The UK Climate Resilience Programme ran from 2019 to 2023

Valuing and monitoring climate services (Webinar)

UK Climate Resilience Programme Webinar Series 2022-2023

Date: 18 January 2023, 12.00pm (GMT)

Speakers: Paul Watkiss (Paul Watkiss Associates) and Alistair Hunt (Bath University); with Daisy Jameson (Climate Change Committee) as respondent

Chair: Suraje Dessai

View this webinar on YouTube

Abstract

Investing in climate services leads to improved information, for example, from new or enhanced seasonal forecasts. In turn this information provides economic benefits to users, as it leads to positive outcomes from improved decisions. These economic benefits can be quantified, and this provides useful evidence for supporting investment in climate services. To date, quantitative evidence relating to the benefits of climate services has mostly been limited to agricultural seasonal forecasts. Here we provide four studies that illustrate the possibility of generating quantitative estimates of the financial and economic benefits of different climate services in various sectoral and temporal contexts.
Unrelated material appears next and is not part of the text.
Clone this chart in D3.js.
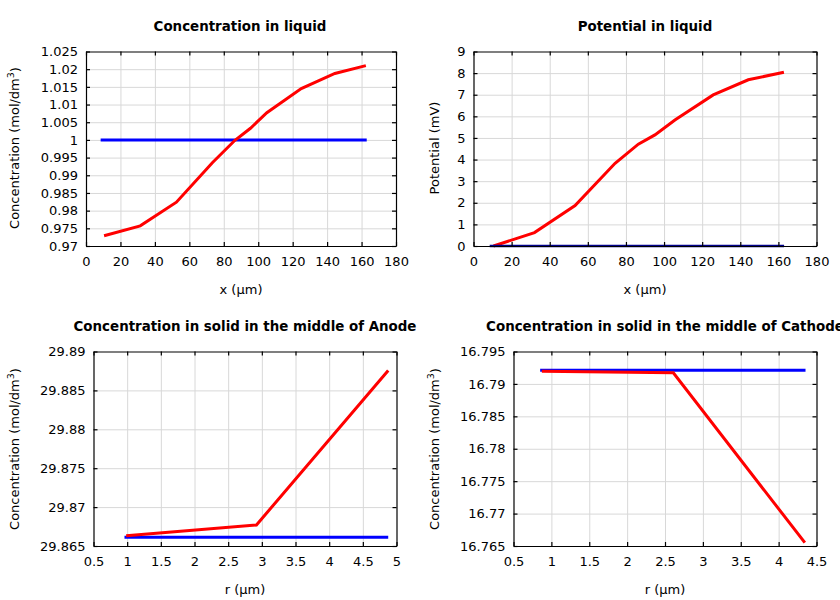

Study 1 quantifies the financial benefits of investment in a) short-term, observation-focussed, weather forecasts that can be used to reduce damage to viticulture from frosts, and b) the benefits of using climate change projections to aid investment planning in viticulture in the UK. Study 2 quantifies the economic benefits of using seasonal forecasts across road, rail and air transport in the UK, based on improved modelling of the winter North Atlantic Oscillation (NAO). Case study 3 quantifies the non-market health benefits of investment in an extended heat-alert warning system to contend with increased frequency of heatwaves in a new geographical area. Finally, Study 4 examines climate change allowances and their use in infrastructure design.

Biographies

Paul Watkiss is the director of Paul Watkiss Associates, a research consultancy specialising in adaptation policy, planning, finance and economics.  He has over 20 years of applied adaptation experience. Paul led the economic assessment for the UK Climate Change Risk Assessment 3 and is currently working on the Defra-funded ‘Economic Case for Climate Change Adaptation’ project, as well as European and international research on the economics of adaptation.
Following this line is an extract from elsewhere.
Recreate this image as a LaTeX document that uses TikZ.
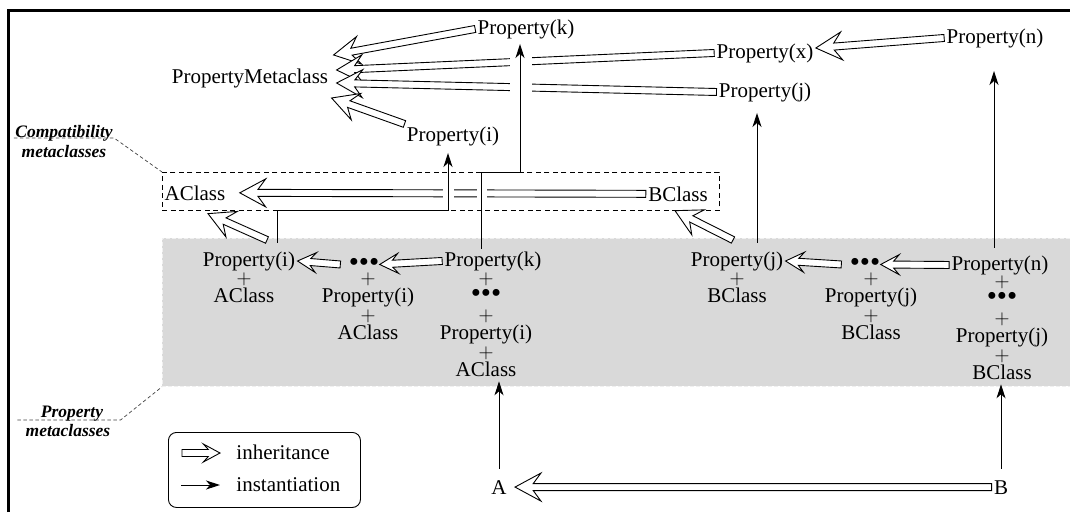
\documentclass[tikz,border=0pt]{standalone}
\usepackage{fontspec}
\setmainfont{Liberation Serif}
\usetikzlibrary{arrows.meta,calc}

\tikzset{
  txt/.style={font=\fontsize{21}{24}\selectfont, inner sep=2pt, anchor=base},
  tail/.style={font=\fontsize{21}{18.5}\selectfont, inner sep=0pt, align=center, anchor=north},
  lbl/.style={font=\fontsize{17.5}{20}\selectfont\bfseries\itshape, inner sep=1pt, anchor=base},
  inst/.style={-{Stealth[length=14pt,width=9pt,inset=4pt]}, line width=1pt},
  hollow/.style={draw, fill=white, line width=0.9pt, line join=miter},
  leader/.style={dash pattern=on 3.5pt off 2.5pt, line width=0.7pt, black!75},
  compat/.style={draw, dash pattern=on 5pt off 3.5pt, line width=0.9pt,
    minimum width=557pt, minimum height=38pt, inner sep=0pt},
  band/.style={fill=black!15, draw=black!6, dash pattern=on 4pt off 2pt, line width=0.8pt,
    minimum width=908pt, minimum height=148pt, inner sep=0pt},
  legend/.style={draw, rounded corners=8pt, line width=0.9pt,
    minimum width=192pt, minimum height=75pt, inner sep=0pt}
}

\newcommand\dotz{{\fontsize{29}{18.5}\selectfont\textbullet\textbullet\textbullet}}

% hollow inheritance arrow: [head half width]{from}{tip}
\newcommand\inh[3][14]{%
  \path[hollow] let \p1=#2, \p2=#3, \n1={atan2(\y1-\y2,\x1-\x2)},
      \n2={1.85*#1}, \n3={1.3*#1} in
    (\p2) -- ($(\p2)+(\n1:\n2)+(\n1+90:#1)$) -- ($(\p2)+(\n1:\n3)+(\n1+90:3.5)$)
    -- ($(\p1)+(\n1+90:3.5)$) -- ($(\p1)+(\n1-90:3.5)$)
    -- ($(\p2)+(\n1:\n3)+(\n1-90:3.5)$) -- ($(\p2)+(\n1:\n2)+(\n1-90:#1)$) -- cycle;}

\begin{document}
\begin{tikzpicture}[x=1pt, y=1pt, line width=0.9pt]
\useasboundingbox (0,0) rectangle (1070,-512);

% metaclass areas
\node[band, anchor=north west] (band) at (162,-238) {};
\node[compat, anchor=north west] (cbox) at (162,-172) {};

% top level
\node[txt] (pkt) at (526,-34) {Property(k)};
\node[txt] (pmc) at (250,-83) {PropertyMetaclass};
\node[txt] (pxt) at (765,-58) {Property(x)};
\node[txt] (pnt) at (995,-43) {Property(n)};
\node[txt] (pjt) at (765,-97) {Property(j)};
\node[txt] (pit) at (453,-141) {Property(i)};

% compatibility metaclasses
\node[txt] (acl) at (195,-200) {AClass};
\node[txt] (bcl) at (678,-201) {BClass};

% side labels
\node[lbl] (cmpa) at (64,-137) {Compatibility};
\node[lbl] (cmpb) at (64,-157) {metaclasses};
\node[lbl] (prla) at (72,-417) {Property};
\node[lbl] (prlb) at (68,-436) {metaclasses};
\draw[leader] ([yshift=-1pt]cmpa.base west) -- ([yshift=-1pt]cmpa.base east) -- (cbox.north west);
\draw[leader] ([xshift=-22pt,yshift=-3pt]prla.base west) -- ([xshift=16pt,yshift=-3pt]prla.base east)
  -- (band.south west);

% property metaclasses
\node[txt] (pia) at (249,-266) {Property(i)};
\node[txt] (dta) at (364,-271) {\dotz};
\node[txt] (pka) at (493,-266) {Property(k)};
\node[txt] (pjb) at (737,-266) {Property(j)};
\node[txt] (dtb) at (865,-271) {\dotz};
\node[txt] (pnb) at (1000,-270) {Property(n)};
\node[tail] (a1t) at (244,-272) {$+$\\AClass};
\node[tail] (a2t) at (368,-272) {$+$\\Property(i)\\$+$\\AClass};
\node[tail] (a3t) at (486,-272) {$+$\\\dotz\\$+$\\Property(i)\\$+$\\AClass};
\node[tail] (b1t) at (737,-272) {$+$\\BClass};
\node[tail] (b2t) at (871,-272) {$+$\\Property(j)\\$+$\\BClass};
\node[tail] (b3t) at (1002,-275) {$+$\\\dotz\\$+$\\Property(j)\\$+$\\BClass};

% classes
\node[txt] (A) at (499,-494) {A};
\node[txt] (B) at (1001,-494) {B};

% inheritance
\inh{(pkt.west)}{([shift={(3,23)}]pmc.east)}
\inh{(pxt.west)}{([shift={(6,8)}]pmc.east)}
\inh{(pjt.west)}{([shift={(6,-5)}]pmc.east)}
\inh{(pit.north west)}{([shift={(1,-20)}]pmc.east)}
\inh{(pnt.west)}{([yshift=5pt]pxt.east)}
\inh{(bcl.west)}{([xshift=12pt]acl.east)}
\inh{([xshift=18pt,yshift=9pt]pia.north)}{([xshift=13pt,yshift=-11pt]acl.south)}
\inh{([xshift=-4pt,yshift=9pt]pjb.north)}{([xshift=-3pt,yshift=-7pt]bcl.south)}
\inh[10]{([xshift=-6pt]dta.west)}{(pia.east)}
\inh[10]{(pka.west)}{([xshift=-2pt]dta.east)}
\inh[10]{([xshift=-6pt]dtb.west)}{(pjb.east)}
\inh[10]{(pnb.west)}{([xshift=-2pt]dtb.east)}
\inh{(B.west)}{([xshift=6pt]A.east)}

% crossings
\fill[white] (443,-185) rectangle (454,-201);
\fill[white] (477,-185) rectangle (487,-201);
\fill[white] (510,-55) rectangle (532,-94);

% instantiation
\coordinate (ibend) at (448,-210);
\coordinate (kbend) at (520,-172);
\draw[inst, shorten >=5pt] ([xshift=28pt,yshift=6pt]pia.north) |- (ibend) -- (ibend |- pit.south);
\draw[inst, shorten >=3pt] ([xshift=-12pt]pka.north) |- (kbend) -- (kbend |- pkt.south);
\draw[inst, shorten >=9pt] ([xshift=20pt,yshift=6pt]pjb.north) -- ([xshift=20pt]pjb.north |- pjt.south);
\draw[inst, shorten >=21pt] ([xshift=-6pt,yshift=5pt]pnb.north) -- ([xshift=-6pt]pnb.north |- pnt.south);
\draw[inst] ([yshift=9pt]A.north) -- ([yshift=-4pt]A.north |- a3t.south);
\draw[inst] ([yshift=9pt]B.north) -- ([yshift=-4pt]B.north |- b3t.south);

% legend
\node[legend, anchor=north west] (lgd) at (168,-432) {};
\coordinate (lia) at (182,-453);
\coordinate (lib) at (220,-453);
\coordinate (lna) at (181,-485);
\coordinate (lnb) at (220,-485);
\inh[9]{(lia)}{(lib)}
\draw[inst] (lna) -- (lnb);
\node[txt, anchor=base west] (lgi) at (234,-459) {inheritance};
\node[txt, anchor=base west] (lgn) at (234,-491) {instantiation};

% frame
\draw[line width=3pt] (8,-512) -- (8,-10) -- (1070,-10);
\end{tikzpicture}
\end{document}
Alistair Hunt is a senior lecturer in environmental economics at Bath University and associate of Paul Watkiss Associates. He has been involved in all three UK Climate Change Risk Assessments to date and led the EC Research project ‘Economics of Adaptation to Climate Change’ (ECONADAPT).

Daisy Jameson is the new head of adaptation economics at the Climate Change Committee (CCC) since December 2022, leading on integrating economics into the Fourth UK Climate Change Risk Assessment. She has previously worked on Business and Aviation at the CCC and, prior to that, was an economist in the Government Economics Service.